TASK TO CARRY OUT: Check every line of the material below for "chart". Give the number of lines that have it, and only that.

ENTRIES:
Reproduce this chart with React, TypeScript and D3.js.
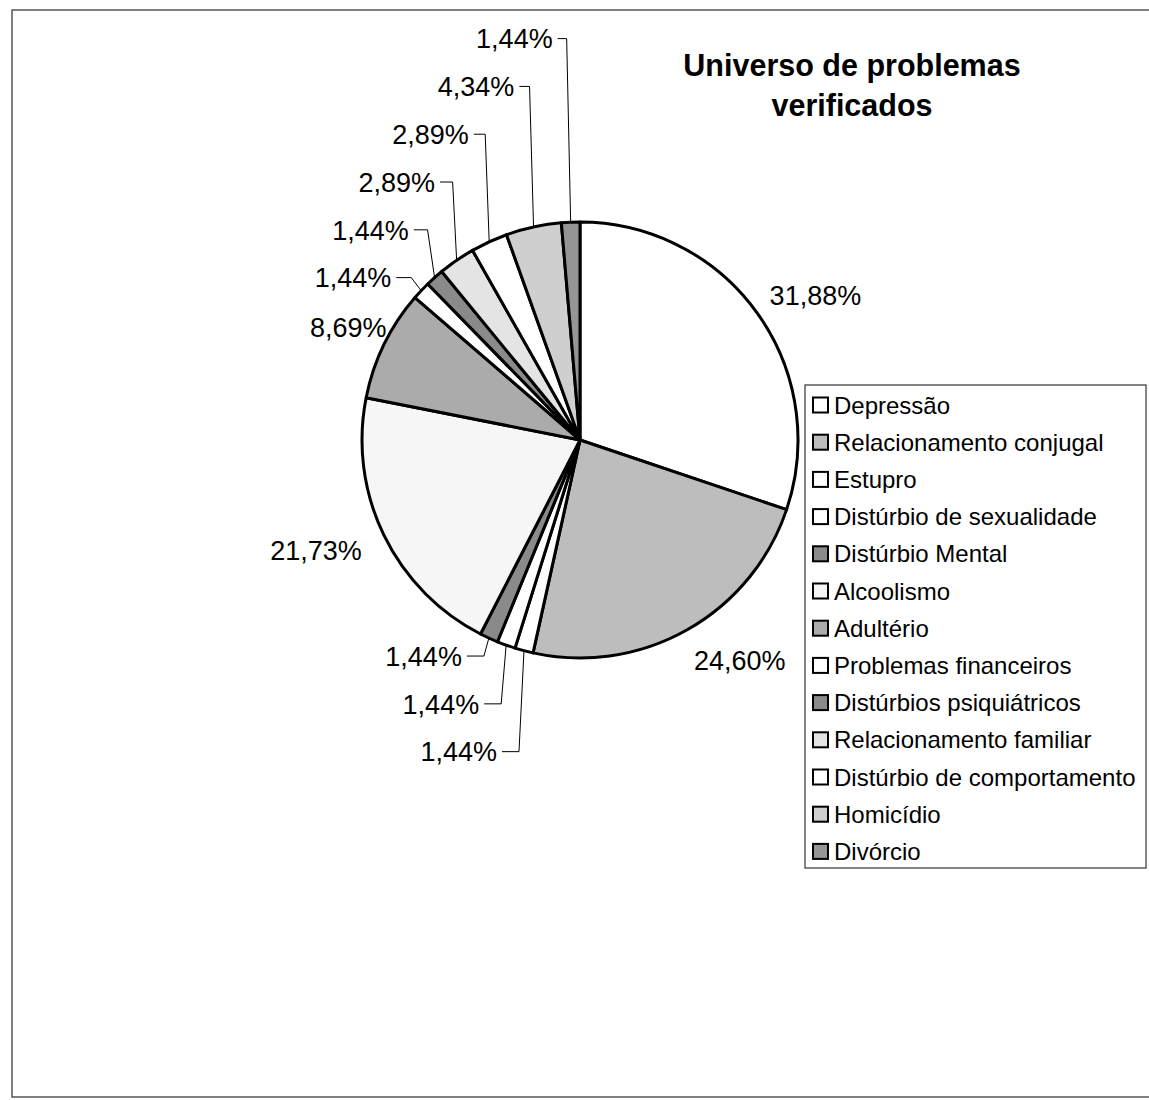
import React from "react";
import * as d3 from "d3";

// data
const categories = [
  "Depressão",
  "Relacionamento conjugal",
  "Estupro",
  "Distúrbio de sexualidade",
  "Distúrbio Mental",
  "Alcoolismo",
  "Adultério",
  "Problemas financeiros",
  "Distúrbios psiquiátricos",
  "Relacionamento familiar",
  "Distúrbio de comportamento",
  "Homicídio",
  "Divórcio",
];
const percents = [31.88, 24.6, 1.44, 1.44, 1.44, 21.73, 8.69, 1.44, 1.44, 2.89, 2.89, 4.34, 1.44];
const percentLabels = ["31,88%", "24,60%", "1,44%", "1,44%", "1,44%", "21,73%", "8,69%", "1,44%", "1,44%", "2,89%", "2,89%", "4,34%", "1,44%"];
const fills = ["#ffffff", "#bdbdbd", "#ffffff", "#ffffff", "#8a8a8a", "#f6f6f6", "#ababab", "#ffffff", "#8a8a8a", "#e4e4e4", "#ffffff", "#cfcfcf", "#959595"];
const titleLines = ["Universo de problemas", "verificados"];

const W = 1149;
const H = 1100;
const cx = 580;
const cy = 440;
const R = 218;
const font = "Arial, 'Liberation Sans', sans-serif";

// Excel's "best fit" moved a few of the outside labels by hand
const labelNudge: Record<string, [number, number]> = {
  "Depressão": [8, 1],
  "Relacionamento conjugal": [22, 3],
  "Alcoolismo": [-12, 1],
  "Adultério": [20, -3],
};

type Row = { name: string; value: number; label: string; fill: string };

export default function App() {
  const rows: Row[] = categories.map((name, i) => ({
    name,
    value: percents[i],
    label: percentLabels[i],
    fill: fills[i],
  }));

  const pie = d3.pie<Row>().sort(null).value((d) => d.value);
  const arcs = pie(rows);
  const arcGen = d3.arc<d3.PieArcDatum<Row>>().innerRadius(0).outerRadius(R);

  const edge = (a: number, r: number) => [cx + r * Math.sin(a), cy - r * Math.cos(a)];

  // label layout: big slices get a label just outside, small ones are stacked with leader lines
  const topGroup = arcs
    .filter((a) => a.data.value < 5 && (a.startAngle + a.endAngle) / 2 > Math.PI * 1.5)
    .sort((a, b) => a.startAngle - b.startAngle);
  const bottomGroup = arcs
    .filter((a) => a.data.value < 5 && (a.startAngle + a.endAngle) / 2 <= Math.PI * 1.5)
    .sort((a, b) => b.startAngle - a.startAngle);

  const labels: { key: string; text: string; x: number; y: number; anchor: string; line?: string }[] = [];

  arcs.forEach((a) => {
    if (a.data.value >= 5) {
      const mid = (a.startAngle + a.endAngle) / 2;
      const dx = Math.sin(mid);
      const dy = -Math.cos(mid);
      const [px, py] = edge(mid, R + 20);
      const [nx, ny] = labelNudge[a.data.name] || [0, 0];
      labels.push({
        key: a.data.name,
        text: a.data.label,
        x: px + dx * 42 + nx,
        y: py + dy * 12 + ny,
        anchor: "middle",
      });
    }
  });

  const stack = (group: d3.PieArcDatum<Row>[], dir: number) => {
    if (!group.length) return;
    const first = edge((group[0].startAngle + group[0].endAngle) / 2, R);
    const y0 = dir < 0 ? first[1] - 13 : first[1] + 18;
    group.forEach((a, i) => {
      const mid = (a.startAngle + a.endAngle) / 2;
      const [ax, ay] = edge(mid, R);
      const y = y0 + dir * i * 47.8;
      const elbow = dir < 0 ? ax - 4 - Math.max(0, 2 - i) * 3 : ax - 5;
      const right = dir < 0 ? elbow - 20 + i * 1.2 : elbow - 22;
      labels.push({
        key: a.data.name,
        text: a.data.label,
        x: right,
        y,
        anchor: "end",
        line: `M${right + 5},${y}L${elbow},${y}L${ax},${ay}`,
      });
    });
  };
  stack(topGroup, -1);
  stack(bottomGroup, 1);

  const legendX = 805;
  const legendY = 385;
  const legendW = 341;
  const legendH = 483;
  const rowH = 37.2;

  return (
    <svg width={W} height={H} style={{ display: "block", position: "absolute", left: 0, top: 0 }}>
      <rect x={0} y={0} width={W} height={H} fill="#fff" />
      <rect x={12} y={10} width={W + 20} height={1087} fill="none" stroke="#555" strokeWidth={1.5} />

      {/* title */}
      <g fontFamily={font} fontWeight="bold" fontSize={30.5} textAnchor="middle" fill="#000">
        {titleLines.map((t, i) => (
          <text key={t} x={852} y={76 + i * 40}>
            {t}
          </text>
        ))}
      </g>

      {/* slices */}
      <g transform={`translate(${cx},${cy})`}>
        {arcs.map((a) => (
          <path key={a.data.name} d={arcGen(a) || ""} fill={a.data.fill} stroke="#000" strokeWidth={3} strokeLinejoin="round" />
        ))}
      </g>

      {/* labels */}
      <g fontFamily={font} fontSize={27} fill="#000">
        {labels.map((l) => (
          <g key={l.key}>
            {l.line && <path d={l.line} fill="none" stroke="#000" strokeWidth={1} />}
            <text x={l.x} y={l.y} dy="0.36em" textAnchor={l.anchor}>
              {l.text}
            </text>
          </g>
        ))}
      </g>

      {/* legend */}
      <rect x={legendX} y={legendY} width={legendW} height={legendH} fill="#fff" stroke="#333" strokeWidth={1.2} />
      <g fontFamily={font} fontSize={24} fill="#000">
        {rows.map((r, i) => {
          const y = legendY + 20 + i * rowH;
          return (
            <g key={r.name}>
              <rect x={813} y={y - 7.5} width={15} height={15} fill={r.fill} stroke="#000" strokeWidth={2} />
              <text x={834} y={y} dy="0.36em">
                {r.name}
              </text>
            </g>
          );
        })}
      </g>
    </svg>
  );
}
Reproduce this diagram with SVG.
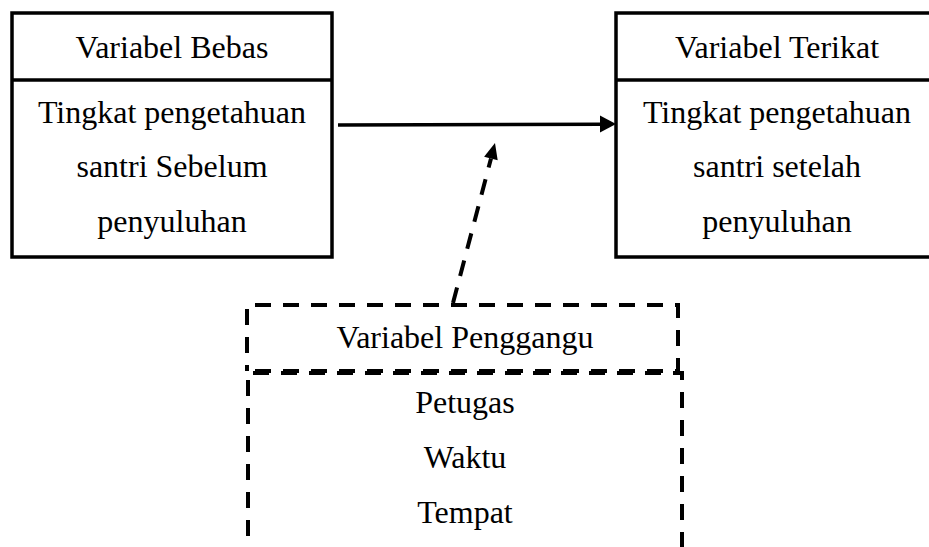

FINISHED TASK: 1